Gerard Shannon
The Skerries Historical Society presentation this month, by Gerard Shannon, tackled ‘The Bombing of Skerries Civic Guard Barracks during the Civil War, 11 February 1923’ and was given 97 years to the day after the bombing took place.
Fingal, and Skerries in particular, was more fortunate than many parts of the country during the Civil War although it did not completely escape the shadow of strife – the shooting of Harry Boland during his arrest in The Grand Hotel, in July 1922, is probably the most famous Civil War event to occur in Skerries and is certainly the most poignant with Boland’s former great friend, Michael Collins, ordering his arrest.
It was some six months later that members of an anti-Treaty IRA brigade blew up the former RIC barracks on Strand Street, then occupied by the Civic Guard. This new body had been formed in February 1922 under the auspices of Michael Collins to replace the RIC which, so long associated with British rule, did not have the support of the people.
It is clear that the anti-Treaty men wanted to make a point but had no desire to take Irish lives. About thirty of them arrived in motor cars in the early hours of 11 February 1923 and, after forcing the guards out of the barracks at gunpoint, placed a mine under the stairs, retired to a safe distance, and set it off.
The raiders knew what they were doing. While the building was a complete wreck, no one suffered any injuries and surrounding buildings suffered very little damage although local newspaper reports noted that ‘the force of the blast shattered windows throughout the town’. The seven guards were forced to move down the road to The Grand Hotel until other quarters could be found for them.
Locals must have been grateful that there was no loss of life or limb but there was certainly loss of property as the ten compensation claims testify to. Most of the claims were for those shattered windows but there were two more complicated ones.

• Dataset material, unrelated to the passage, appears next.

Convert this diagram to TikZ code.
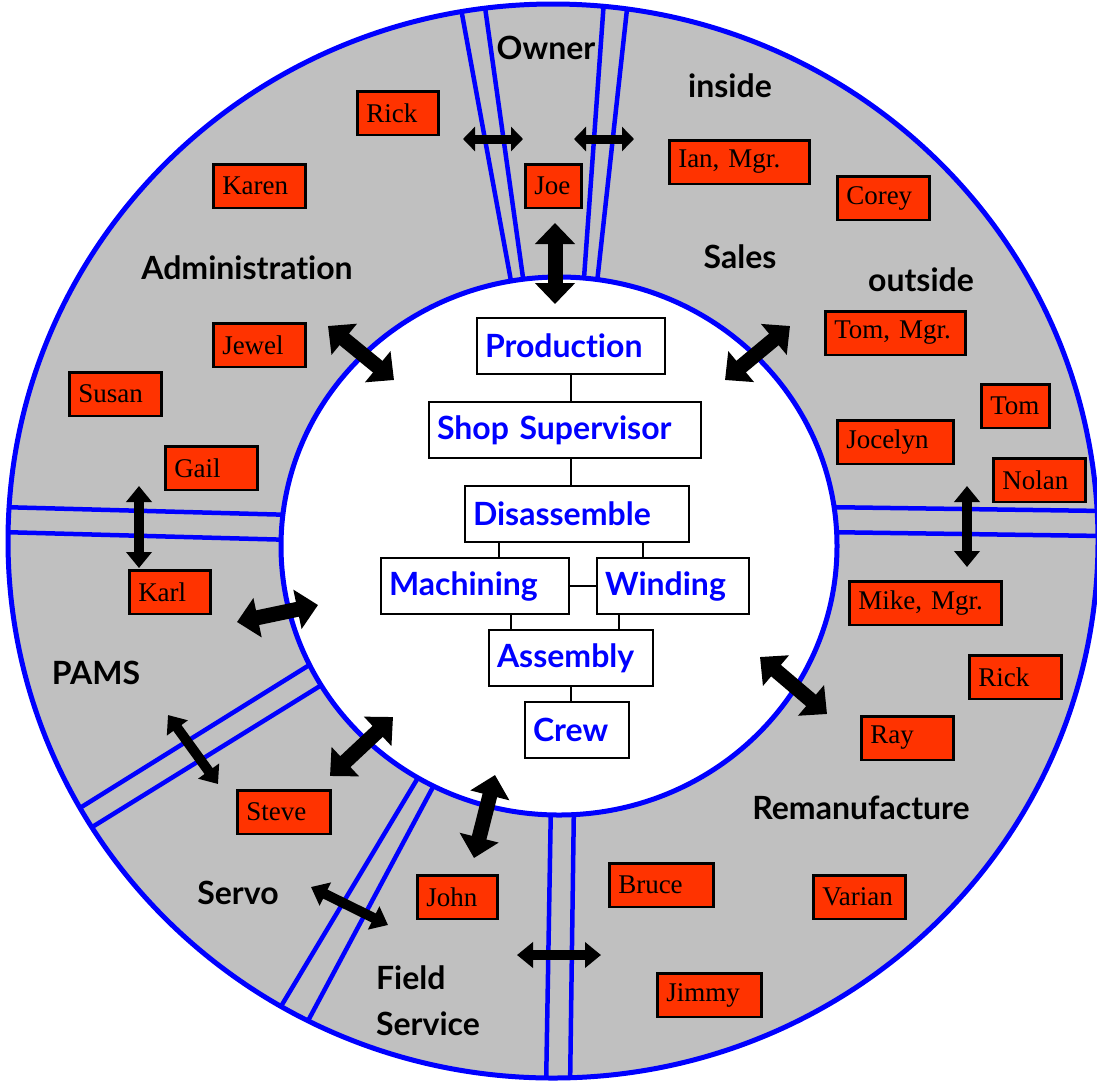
\documentclass[tikz,border=0pt]{standalone}
\usepackage{fontspec}
\usepackage{tikz}
\usetikzlibrary{arrows.meta}
\setmainfont{Liberation Serif}
\newfontfamily\handfont{Lato}[Ligatures=NoCommon]

\definecolor{ringgray}{HTML}{C0C0C0}
\definecolor{namered}{HTML}{FF3300}
\definecolor{deptblue}{HTML}{0000FF}

\begin{document}
\begin{tikzpicture}[x=1pt,y=-1pt,
    person/.style={draw=black,line width=2.5pt,fill=namered,anchor=north west,
                   inner xsep=9pt,inner ysep=0pt,minimum height=43.5pt,align=left,
                   text width=#1,font=\fontsize{27}{28}\selectfont},
    unit/.style={draw=black,line width=2pt,fill=white,anchor=north west,
                 inner xsep=8pt,inner ysep=0pt,minimum height=56pt,align=left,
                 text width=#1,text=deptblue,
                 font=\handfont\bfseries\fontsize{32}{36}\selectfont},
    dept/.style={font=\handfont\bfseries\fontsize{32}{46}\selectfont,align=left},
    link/.style={line width=2pt},
    divider/.style={draw=deptblue,line width=4.5pt},
    bigarrow/.style={line width=15pt,
                     {Triangle[length=21pt,width=39pt]}-{Triangle[length=21pt,width=39pt]}},
    midarrow/.style={line width=10pt,
                     {Triangle[length=16pt,width=25pt]}-{Triangle[length=16pt,width=25pt]}},
    smallarrow/.style={line width=9pt,
                       {Triangle[length=12pt,width=24pt]}-{Triangle[length=12pt,width=24pt]}}]
  \useasboundingbox[fill=white] (0,0) rectangle (1097,1080);

  % ring
  \fill[ringgray] (553,541) ellipse [x radius=545pt,y radius=537pt];
  \begin{scope}
    \clip (553,541) ellipse [x radius=545pt,y radius=537pt];
    \draw[divider] (460,3) -- (513,292);   \draw[divider] (484,0) -- (525,292);
    \draw[divider] (604,0) -- (583,292);   \draw[divider] (628,0) -- (596,292);
    \draw[divider] (820,507) -- (1105,511); \draw[divider] (820,532) -- (1105,536);
    \draw[divider] (0,507) -- (295,515);   \draw[divider] (0,532) -- (295,540);
    \draw[divider] (59,821) -- (327,654);  \draw[divider] (68,842) -- (341,673);
    \draw[divider] (268,1028) -- (425,766); \draw[divider] (294,1047) -- (441,772);
    \draw[divider] (551,800) -- (546,1090); \draw[divider] (574,800) -- (570,1090);
  \end{scope}
  \fill[white] (559,546) ellipse [x radius=278pt,y radius=269pt];
  \draw[deptblue,line width=5pt] (553,541) ellipse [x radius=545pt,y radius=537pt];
  \draw[deptblue,line width=5pt] (559,546) ellipse [x radius=278pt,y radius=269pt];

  % departments
  \node[dept] (owner)   at (546,48)  {Owner};
  \node[dept] (inside)  at (730,86)  {inside};
  \node[dept] (admin)   at (247,268) {Administration};
  \node[dept] (sales)   at (740,257) {Sales};
  \node[dept] (outside) at (921,280) {outside};
  \node[dept] (pams)    at (96,673)  {PAMS};
  \node[dept] (servo)   at (238,893) {Servo};
  \node[dept] (field)   at (428,1001) {Field\\Service};
  \node[dept] (reman)   at (861,808) {Remanufacture};

  % people
  \node[person=63pt]  (rickA)   at (356,90)  {Rick};
  \node[person=74pt]  (karen)   at (212,163) {Karen};
  \node[person=74pt]  (jewel)   at (212,322) {Jewel};
  \node[person=74pt]  (susan)   at (68,371)  {Susan};
  \node[person=74pt]  (gail)    at (164,445) {Gail};
  \node[person=38pt]  (joe)     at (524,163) {Joe};
  \node[person=122pt] (ian)     at (668,139) {Ian, Mgr.};
  \node[person=74pt]  (corey)   at (836,175) {Corey};
  \node[person=122pt] (tomM)    at (824,310) {Tom, Mgr.};
  \node[person=50pt]  (tom)     at (980,383) {Tom};
  \node[person=98pt]  (jocelyn) at (836,419) {Jocelyn};
  \node[person=74pt]  (nolan)   at (992,457) {Nolan};
  \node[person=63pt]  (karl)    at (128,569) {Karl};
  \node[person=75pt]  (steve)   at (236,789) {Steve};
  \node[person=62pt]  (john)    at (416,874) {John};
  \node[person=134pt] (mike)    at (848,580) {Mike, Mgr.};
  \node[person=74pt]  (rickB)   at (968,654) {Rick};
  \node[person=74pt]  (ray)     at (860,715) {Ray};
  \node[person=86pt]  (bruce)   at (608,862) {Bruce};
  \node[person=74pt]  (varian)  at (812,874) {Varian};
  \node[person=86pt]  (jimmy)   at (656,972) {Jimmy};

  % shop
  \node[unit=172pt] (prod) at (476,317) {Production};
  \node[unit=256pt] (sup)  at (428,401) {Shop Supervisor};
  \node[unit=208pt] (dis)  at (464,485) {Disassemble};
  \node[unit=172pt] (mach) at (380,557) {Machining};
  \node[unit=136pt] (wind) at (596,557) {Winding};
  \node[unit=148pt] (asm)  at (488,629) {Assembly};
  \node[unit=88pt]  (crew) at (524,701) {Crew};

  \draw[link] (prod) -- (prod |- sup.north);
  \draw[link] (sup.south -| prod) -- (dis.north -| prod);
  \draw[link] ([xshift=35pt]dis.south west) -- ([xshift=35pt]dis.south west |- mach.north);
  \draw[link] ([xshift=-47pt]dis.south east) -- ([xshift=-47pt]dis.south east |- wind.north);
  \draw[link] (mach.east) -- (wind.west);
  \draw[link] ([xshift=23pt]asm.north west) -- ([xshift=23pt]asm.north west |- mach.south);
  \draw[link] ([xshift=-35pt]asm.north east) -- ([xshift=-35pt]asm.north east |- wind.south);
  \draw[link] (asm) -- (asm |- crew.north);

  % arrows
  \coordinate (up1) at (555,223);  \coordinate (up2) at (555,304);
  \coordinate (ol1) at (463,139);  \coordinate (ol2) at (523,139);
  \coordinate (or1) at (574,139);  \coordinate (or2) at (634,139);
  \coordinate (ad1) at (328,326);  \coordinate (ad2) at (394,380);
  \coordinate (sa1) at (790,326);  \coordinate (sa2) at (725,380);
  \coordinate (lv1) at (139,486);  \coordinate (lv2) at (139,568);
  \coordinate (rv1) at (967,486);  \coordinate (rv2) at (967,567);
  \coordinate (pa1) at (237,622);  \coordinate (pa2) at (318,605);
  \coordinate (ps1) at (168,715);  \coordinate (ps2) at (218,784);
  \coordinate (se1) at (330,776);  \coordinate (se2) at (393,717);
  \coordinate (fs1) at (495,775);  \coordinate (fs2) at (474,858);
  \coordinate (sf1) at (311,887);  \coordinate (sf2) at (388,925);
  \coordinate (fr1) at (517,955);  \coordinate (fr2) at (601,955);
  \coordinate (re1) at (760,657);  \coordinate (re2) at (827,714);

  \draw[bigarrow]   (up1) -- (up2);
  \draw[smallarrow] (ol1) -- (ol2);
  \draw[smallarrow] (or1) -- (or2);
  \draw[bigarrow]   (ad1) -- (ad2);
  \draw[bigarrow]   (sa1) -- (sa2);
  \draw[midarrow]   (lv1) -- (lv2);
  \draw[midarrow]   (rv1) -- (rv2);
  \draw[bigarrow]   (pa1) -- (pa2);
  \draw[midarrow]   (ps1) -- (ps2);
  \draw[bigarrow]   (se1) -- (se2);
  \draw[bigarrow]   (fs1) -- (fs2);
  \draw[midarrow]   (sf1) -- (sf2);
  \draw[midarrow]   (fr1) -- (fr2);
  \draw[bigarrow]   (re1) -- (re2);
\end{tikzpicture}
\end{document}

Lina Cooper was in the process of buying a house from Annette Thornhill. She had paid £100 deposit and had already paid out money for repairs to a property in Little Strand Street, behind the barracks, which she intended to let out to summer visitors. Furniture she had already moved in to the house was damaged beyond repair but, although she was compensated to the tune of £45 for the structural damage, she got nothing for the furniture or the loss of revenue for that summer of 1923 when the house could not be let out. She also had to wait five years before she got anything at all.
The other major compensation claim was from Annette Thornhill who actually owned the barracks – the Civic Guard only rented them. The building was restored to its former glory for the then fabulous sum of £1440, and eventually sold, after some wrangling, to what had by then become An Garda Síochána.